The problem -
Pictures are excluded. Copy exactly, and only, the lines from the one containing "What TikZ code" through the one containing "(cost2) at (90,301)", both ends included.

Supplied entries -
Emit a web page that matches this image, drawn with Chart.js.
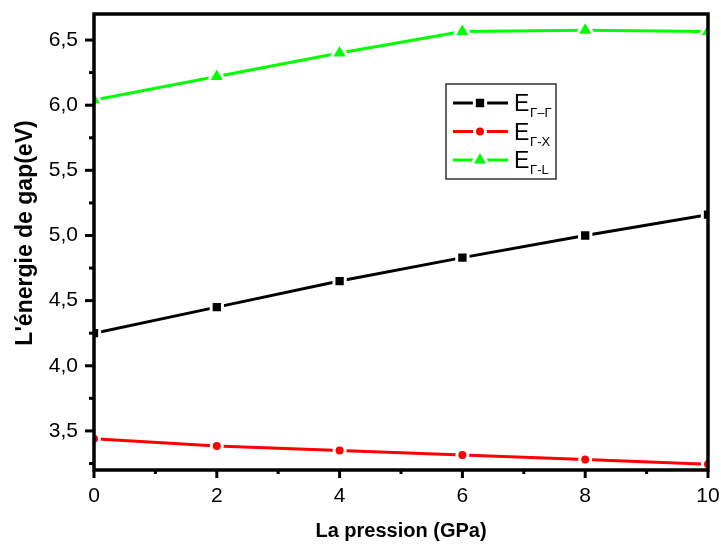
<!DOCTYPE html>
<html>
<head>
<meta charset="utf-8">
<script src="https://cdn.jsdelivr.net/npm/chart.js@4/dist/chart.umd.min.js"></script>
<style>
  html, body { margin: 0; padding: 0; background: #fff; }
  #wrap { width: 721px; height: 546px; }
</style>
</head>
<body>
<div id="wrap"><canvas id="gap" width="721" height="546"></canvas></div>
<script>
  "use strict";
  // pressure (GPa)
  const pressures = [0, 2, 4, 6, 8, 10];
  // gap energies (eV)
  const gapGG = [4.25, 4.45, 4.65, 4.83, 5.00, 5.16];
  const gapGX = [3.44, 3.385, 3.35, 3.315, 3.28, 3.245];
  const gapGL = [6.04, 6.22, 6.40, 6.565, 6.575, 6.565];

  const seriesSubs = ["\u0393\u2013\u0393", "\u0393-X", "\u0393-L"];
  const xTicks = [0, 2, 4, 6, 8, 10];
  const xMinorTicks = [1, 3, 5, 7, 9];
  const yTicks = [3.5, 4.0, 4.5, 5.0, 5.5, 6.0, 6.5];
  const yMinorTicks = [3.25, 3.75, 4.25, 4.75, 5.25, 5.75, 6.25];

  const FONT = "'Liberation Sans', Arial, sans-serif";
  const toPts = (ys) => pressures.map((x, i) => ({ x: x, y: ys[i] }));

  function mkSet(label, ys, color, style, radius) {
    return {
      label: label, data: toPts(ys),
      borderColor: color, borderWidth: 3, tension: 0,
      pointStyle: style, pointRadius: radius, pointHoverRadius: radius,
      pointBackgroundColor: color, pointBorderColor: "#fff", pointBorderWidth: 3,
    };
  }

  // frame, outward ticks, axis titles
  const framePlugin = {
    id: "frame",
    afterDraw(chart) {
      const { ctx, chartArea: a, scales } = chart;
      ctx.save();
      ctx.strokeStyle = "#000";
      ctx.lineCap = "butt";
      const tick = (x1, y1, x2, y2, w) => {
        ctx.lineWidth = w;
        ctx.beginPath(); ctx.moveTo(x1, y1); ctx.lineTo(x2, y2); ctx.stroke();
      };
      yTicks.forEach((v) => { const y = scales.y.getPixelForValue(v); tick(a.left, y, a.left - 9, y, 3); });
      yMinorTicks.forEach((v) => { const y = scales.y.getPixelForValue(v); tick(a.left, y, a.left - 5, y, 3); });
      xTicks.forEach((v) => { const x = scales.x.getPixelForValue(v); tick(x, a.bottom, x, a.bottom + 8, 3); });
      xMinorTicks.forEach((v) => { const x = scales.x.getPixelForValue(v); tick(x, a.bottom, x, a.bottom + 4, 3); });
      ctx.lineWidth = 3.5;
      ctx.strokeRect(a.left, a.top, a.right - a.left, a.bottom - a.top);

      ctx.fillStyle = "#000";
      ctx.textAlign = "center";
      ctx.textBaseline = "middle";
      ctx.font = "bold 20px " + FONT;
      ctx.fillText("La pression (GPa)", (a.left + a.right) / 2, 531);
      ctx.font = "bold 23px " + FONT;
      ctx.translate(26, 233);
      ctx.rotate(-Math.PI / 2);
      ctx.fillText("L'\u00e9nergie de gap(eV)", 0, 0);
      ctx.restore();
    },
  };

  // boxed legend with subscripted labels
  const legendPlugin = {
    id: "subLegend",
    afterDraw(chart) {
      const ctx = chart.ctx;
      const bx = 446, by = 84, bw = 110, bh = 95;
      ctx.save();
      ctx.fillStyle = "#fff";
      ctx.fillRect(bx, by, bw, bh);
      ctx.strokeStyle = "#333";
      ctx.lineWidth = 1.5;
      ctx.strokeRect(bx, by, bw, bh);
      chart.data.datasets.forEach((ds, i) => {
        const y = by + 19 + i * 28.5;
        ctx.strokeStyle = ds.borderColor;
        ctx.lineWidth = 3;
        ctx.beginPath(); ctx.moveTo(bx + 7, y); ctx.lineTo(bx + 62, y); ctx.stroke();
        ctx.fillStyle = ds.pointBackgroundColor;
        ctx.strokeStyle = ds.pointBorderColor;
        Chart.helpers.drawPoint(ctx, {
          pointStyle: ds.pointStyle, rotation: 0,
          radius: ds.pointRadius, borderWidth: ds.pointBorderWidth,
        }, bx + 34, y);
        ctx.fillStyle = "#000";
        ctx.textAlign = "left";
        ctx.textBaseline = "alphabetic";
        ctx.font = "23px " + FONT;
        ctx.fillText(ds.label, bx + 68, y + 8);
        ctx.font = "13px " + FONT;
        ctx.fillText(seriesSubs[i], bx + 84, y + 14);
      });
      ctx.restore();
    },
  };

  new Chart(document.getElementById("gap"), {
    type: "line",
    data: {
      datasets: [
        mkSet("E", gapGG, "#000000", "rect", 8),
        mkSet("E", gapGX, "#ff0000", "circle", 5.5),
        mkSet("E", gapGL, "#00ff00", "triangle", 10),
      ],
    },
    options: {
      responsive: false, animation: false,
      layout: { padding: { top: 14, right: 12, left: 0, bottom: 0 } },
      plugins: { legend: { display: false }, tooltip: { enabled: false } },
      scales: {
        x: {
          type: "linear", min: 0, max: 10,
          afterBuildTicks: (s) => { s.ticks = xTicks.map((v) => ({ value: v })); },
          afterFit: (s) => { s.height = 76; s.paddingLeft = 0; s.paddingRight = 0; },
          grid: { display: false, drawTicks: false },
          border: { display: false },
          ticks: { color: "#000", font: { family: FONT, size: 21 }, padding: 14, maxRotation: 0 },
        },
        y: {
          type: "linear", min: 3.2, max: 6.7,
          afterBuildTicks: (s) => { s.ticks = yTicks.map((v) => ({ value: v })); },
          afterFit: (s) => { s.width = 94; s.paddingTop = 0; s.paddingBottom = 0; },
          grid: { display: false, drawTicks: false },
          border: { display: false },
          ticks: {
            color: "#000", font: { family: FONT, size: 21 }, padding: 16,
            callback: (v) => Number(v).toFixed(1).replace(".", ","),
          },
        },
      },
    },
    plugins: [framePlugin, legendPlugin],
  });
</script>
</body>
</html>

==

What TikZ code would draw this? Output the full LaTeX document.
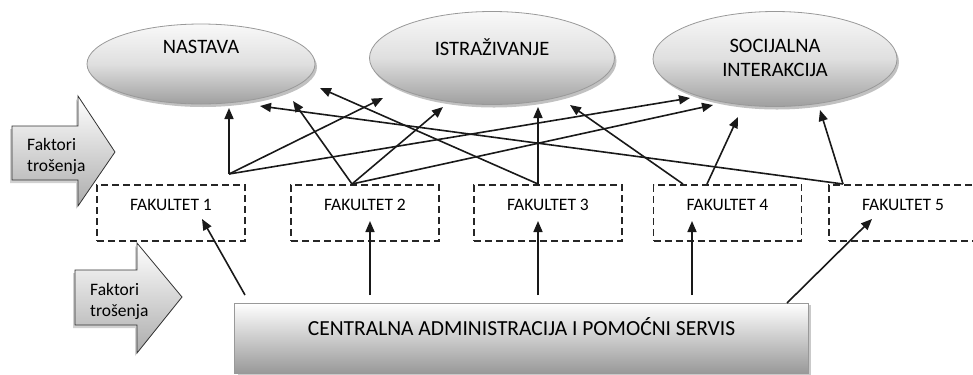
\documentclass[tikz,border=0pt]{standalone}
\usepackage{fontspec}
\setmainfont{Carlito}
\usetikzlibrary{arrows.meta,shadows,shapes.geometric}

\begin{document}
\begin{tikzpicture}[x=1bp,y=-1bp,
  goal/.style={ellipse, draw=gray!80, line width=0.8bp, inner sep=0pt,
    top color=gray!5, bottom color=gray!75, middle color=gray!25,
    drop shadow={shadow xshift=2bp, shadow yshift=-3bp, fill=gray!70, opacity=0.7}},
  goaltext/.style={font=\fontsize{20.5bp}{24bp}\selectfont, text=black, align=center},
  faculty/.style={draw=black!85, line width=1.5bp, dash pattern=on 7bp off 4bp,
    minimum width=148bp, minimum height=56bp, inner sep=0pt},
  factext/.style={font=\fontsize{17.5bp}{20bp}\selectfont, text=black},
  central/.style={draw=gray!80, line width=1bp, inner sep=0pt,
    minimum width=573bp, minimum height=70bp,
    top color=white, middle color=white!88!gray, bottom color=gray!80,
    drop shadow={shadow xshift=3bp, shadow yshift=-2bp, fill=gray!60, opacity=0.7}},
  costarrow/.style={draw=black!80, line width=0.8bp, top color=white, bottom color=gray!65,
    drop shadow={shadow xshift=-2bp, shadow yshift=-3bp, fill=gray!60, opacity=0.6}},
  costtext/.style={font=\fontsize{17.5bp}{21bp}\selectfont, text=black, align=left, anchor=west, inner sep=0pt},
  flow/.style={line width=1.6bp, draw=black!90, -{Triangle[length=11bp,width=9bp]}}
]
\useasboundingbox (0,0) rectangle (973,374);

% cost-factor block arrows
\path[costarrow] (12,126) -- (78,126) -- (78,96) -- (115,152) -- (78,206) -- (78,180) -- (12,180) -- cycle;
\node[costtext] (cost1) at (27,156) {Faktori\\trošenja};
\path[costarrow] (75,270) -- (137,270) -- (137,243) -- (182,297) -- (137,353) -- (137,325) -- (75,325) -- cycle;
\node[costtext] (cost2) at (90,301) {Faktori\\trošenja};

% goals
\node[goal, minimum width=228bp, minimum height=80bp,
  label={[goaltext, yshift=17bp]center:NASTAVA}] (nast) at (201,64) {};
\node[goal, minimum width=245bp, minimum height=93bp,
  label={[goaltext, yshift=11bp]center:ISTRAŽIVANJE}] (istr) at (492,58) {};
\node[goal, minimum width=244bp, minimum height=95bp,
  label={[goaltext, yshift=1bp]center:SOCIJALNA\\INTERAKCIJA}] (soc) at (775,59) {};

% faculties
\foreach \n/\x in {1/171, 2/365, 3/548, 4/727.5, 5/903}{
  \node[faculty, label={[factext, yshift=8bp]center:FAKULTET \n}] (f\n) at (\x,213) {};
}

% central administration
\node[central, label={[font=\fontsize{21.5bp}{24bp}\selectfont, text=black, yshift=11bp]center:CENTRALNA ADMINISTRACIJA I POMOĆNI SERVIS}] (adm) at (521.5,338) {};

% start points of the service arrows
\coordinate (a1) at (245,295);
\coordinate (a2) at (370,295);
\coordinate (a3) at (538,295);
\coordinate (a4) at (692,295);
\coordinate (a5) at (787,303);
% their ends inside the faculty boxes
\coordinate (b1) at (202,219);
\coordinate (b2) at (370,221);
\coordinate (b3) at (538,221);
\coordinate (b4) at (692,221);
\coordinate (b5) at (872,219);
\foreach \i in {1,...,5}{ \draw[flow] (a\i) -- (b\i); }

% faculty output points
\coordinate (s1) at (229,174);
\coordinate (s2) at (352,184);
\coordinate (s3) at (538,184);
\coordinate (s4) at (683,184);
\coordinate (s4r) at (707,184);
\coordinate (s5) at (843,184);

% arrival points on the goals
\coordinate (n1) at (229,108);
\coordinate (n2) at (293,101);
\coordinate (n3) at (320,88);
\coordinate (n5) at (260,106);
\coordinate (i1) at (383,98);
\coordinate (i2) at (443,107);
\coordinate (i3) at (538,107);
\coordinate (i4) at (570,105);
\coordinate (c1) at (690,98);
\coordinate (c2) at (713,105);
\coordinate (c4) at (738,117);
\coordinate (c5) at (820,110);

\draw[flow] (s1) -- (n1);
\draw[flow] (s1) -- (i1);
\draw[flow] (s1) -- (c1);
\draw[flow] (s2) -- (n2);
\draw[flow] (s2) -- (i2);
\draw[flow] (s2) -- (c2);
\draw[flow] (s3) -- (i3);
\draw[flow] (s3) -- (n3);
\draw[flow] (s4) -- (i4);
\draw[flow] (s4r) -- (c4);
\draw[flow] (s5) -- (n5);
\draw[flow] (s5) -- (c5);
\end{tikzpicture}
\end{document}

Correct answer -
What TikZ code would draw this? Output the full LaTeX document.
\documentclass[tikz,border=0pt]{standalone}
\usepackage{fontspec}
\setmainfont{Carlito}
\usetikzlibrary{arrows.meta,shadows,shapes.geometric}

\begin{document}
\begin{tikzpicture}[x=1bp,y=-1bp,
  goal/.style={ellipse, draw=gray!80, line width=0.8bp, inner sep=0pt,
    top color=gray!5, bottom color=gray!75, middle color=gray!25,
    drop shadow={shadow xshift=2bp, shadow yshift=-3bp, fill=gray!70, opacity=0.7}},
  goaltext/.style={font=\fontsize{20.5bp}{24bp}\selectfont, text=black, align=center},
  faculty/.style={draw=black!85, line width=1.5bp, dash pattern=on 7bp off 4bp,
    minimum width=148bp, minimum height=56bp, inner sep=0pt},
  factext/.style={font=\fontsize{17.5bp}{20bp}\selectfont, text=black},
  central/.style={draw=gray!80, line width=1bp, inner sep=0pt,
    minimum width=573bp, minimum height=70bp,
    top color=white, middle color=white!88!gray, bottom color=gray!80,
    drop shadow={shadow xshift=3bp, shadow yshift=-2bp, fill=gray!60, opacity=0.7}},
  costarrow/.style={draw=black!80, line width=0.8bp, top color=white, bottom color=gray!65,
    drop shadow={shadow xshift=-2bp, shadow yshift=-3bp, fill=gray!60, opacity=0.6}},
  costtext/.style={font=\fontsize{17.5bp}{21bp}\selectfont, text=black, align=left, anchor=west, inner sep=0pt},
  flow/.style={line width=1.6bp, draw=black!90, -{Triangle[length=11bp,width=9bp]}}
]
\useasboundingbox (0,0) rectangle (973,374);

% cost-factor block arrows
\path[costarrow] (12,126) -- (78,126) -- (78,96) -- (115,152) -- (78,206) -- (78,180) -- (12,180) -- cycle;
\node[costtext] (cost1) at (27,156) {Faktori\\trošenja};
\path[costarrow] (75,270) -- (137,270) -- (137,243) -- (182,297) -- (137,353) -- (137,325) -- (75,325) -- cycle;
\node[costtext] (cost2) at (90,301) {Faktori\\trošenja};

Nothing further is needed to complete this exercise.